The Future of Mining and Difficulty

We are seeing a shift in how the world views proof-of-work. The energy required to maintain high difficulty levels has led to significant environmental criticism. This is why Ethereum moved to a system where no mining is required at all. In a proof-of-stake system, the "difficulty" is replaced by the amount of currency a validator locks up.

For Bitcoin, the focus is shifting toward sustainability. Miners are moving to regions with excess renewable energy, like geothermal power in Iceland or hydroelectric power in the Americas. While the fundamental math of the difficulty adjustment likely won't change-because changing the core code of Bitcoin is incredibly hard-the way we power that computation is evolving.

What happens if mining difficulty doesn't adjust?

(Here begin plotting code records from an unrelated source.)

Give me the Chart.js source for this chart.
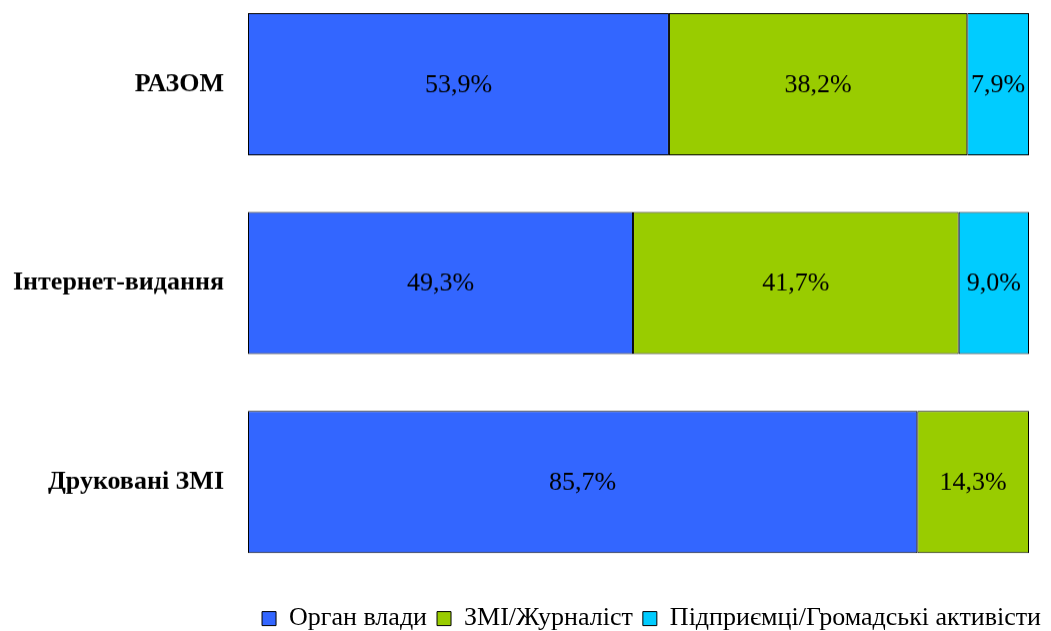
<!DOCTYPE html>
<html>
<head>
<meta charset="utf-8">
<script src="https://cdn.jsdelivr.net/npm/chart.js@4"></script>
<style>
  html, body { margin: 0; padding: 0; background: #fff; }
  #wrap { width: 1051px; height: 631px; position: relative; overflow: hidden; }
  #inner { position: absolute; left: 0; top: 0; width: 1051px; height: 631px; }
</style>
</head>
<body>
<div id="wrap"><div id="inner"><canvas id="chart"></canvas></div></div>
<script>
// categories and series (percent)
const categories = ['РАЗОМ', 'Інтернет-видання', 'Друковані ЗМІ'];
const seriesNames = ['Орган влади', 'ЗМІ/Журналіст', 'Підприємці/Громадські активісти'];
const organVlady = [53.9, 49.3, 85.7];
const zmiZhurnalist = [38.2, 41.7, 14.3];
const pidpryiemtsi = [7.9, 9.0, 0];
const colors = ['#3366FF', '#99CC00', '#00CCFF'];

const serif = "'Liberation Serif', 'Times New Roman', serif";

// labels inside each bar segment
const valueLabels = {
  id: 'valueLabels',
  afterDatasetsDraw(chart) {
    const ctx = chart.ctx;
    ctx.save();
    ctx.font = '26px ' + serif;
    ctx.fillStyle = '#000';
    ctx.textAlign = 'center';
    ctx.textBaseline = 'middle';
    chart.data.datasets.forEach((ds, i) => {
      chart.getDatasetMeta(i).data.forEach((bar, j) => {
        const v = ds.data[j];
        if (!v) return;
        const cx = (bar.x + bar.base) / 2;
        ctx.fillText(v.toFixed(1).replace('.', ',') + '%', cx, bar.y + 1);
      });
    });
    ctx.restore();
  }
};

const chart = new Chart(document.getElementById('chart'), {
  type: 'bar',
  data: {
    labels: categories,
    datasets: [organVlady, zmiZhurnalist, pidpryiemtsi].map((d, i) => ({
      label: seriesNames[i],
      data: d,
      backgroundColor: colors[i],
      borderColor: '#000',
      borderWidth: 1,
      borderSkipped: false,
      categoryPercentage: 1,
      barPercentage: 0.715
    }))
  },
  options: {
    indexAxis: 'y',
    responsive: true,
    maintainAspectRatio: false,
    animation: false,
    layout: { padding: 0 },
    scales: {
      x: {
        stacked: true,
        min: 0,
        max: 100,
        grid: { display: false },
        border: { display: false },
        ticks: { display: false },
        afterFit(s) { s.height = 14; }
      },
      y: {
        stacked: true,
        grid: { display: false },
        border: { display: false },
        ticks: {
          color: '#000',
          padding: 16,
          font: { family: serif, size: 26, weight: 'bold' }
        },
        afterFit(s) { s.width = 248; }
      },
      yr: {
        type: 'category',
        position: 'right',
        grid: { display: false },
        border: { display: false },
        ticks: { display: false },
        afterFit(s) { s.width = 22; }
      }
    },
    plugins: {
      legend: {
        position: 'bottom',
        align: 'end',
        labels: {
          color: '#000',
          boxWidth: 14,
          boxHeight: 14,
          padding: 10,
          font: { family: serif, size: 26 }
        }
      },
      tooltip: { enabled: false }
    }
  },
  plugins: [valueLabels]
});

// stretch the canvas so the plot area spans the same band as the reference
function fitArea() {
  const ca = chart.chartArea;
  const below = chart.height - ca.bottom;
  const inner = document.getElementById('inner');
  const wantTop = -15, wantBottom = 581;
  inner.style.top = (wantTop - ca.top) + 'px';
  inner.style.height = (ca.top + (wantBottom - wantTop) + below) + 'px';
  chart.resize();
}
fitArea();
fitArea();
</script>
</body>
</html>
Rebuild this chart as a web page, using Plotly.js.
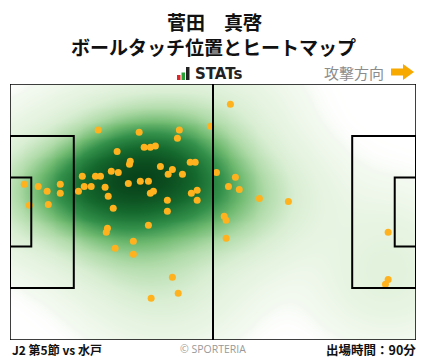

If difficulty remained static while more miners joined, blocks would be produced much faster than intended. This would lead to a massive increase in the supply of coins (inflation) and could cause the network to desynchronize, as some nodes wouldn't receive the blocks fast enough to keep up with the chain.

Does high difficulty mean transactions are slower?

Not directly. The difficulty adjustment's whole purpose is to keep block times consistent (e.g., 10 minutes for Bitcoin). However, if difficulty is very high, it usually means the network is crowded and more miners are competing, which can lead to higher transaction fees as users bid for limited space in a block.

Can I mine Bitcoin if the difficulty is too high?

Technically, yes, but it's practically impossible for a single person with a home computer to find a block. The chance is like winning a massive lottery every day. To actually earn rewards, you would need to join a mining pool where you contribute your small amount of hash power and get a fraction of the reward.

Why does the difficulty change every 2,016 blocks?

This specific number was chosen to provide a balance between stability and responsiveness. Changing too often could make the network volatile; changing too rarely would mean the block time could drift too far from the 10-minute goal during periods of rapid hardware growth.

Is mining difficulty the same as hash rate?

No. Hash rate is the *input* (the total power being thrown at the problem), and difficulty is the *response* (how hard the problem is). When the input (hash rate) goes up, the network increases the difficulty to keep the output (block time) the same.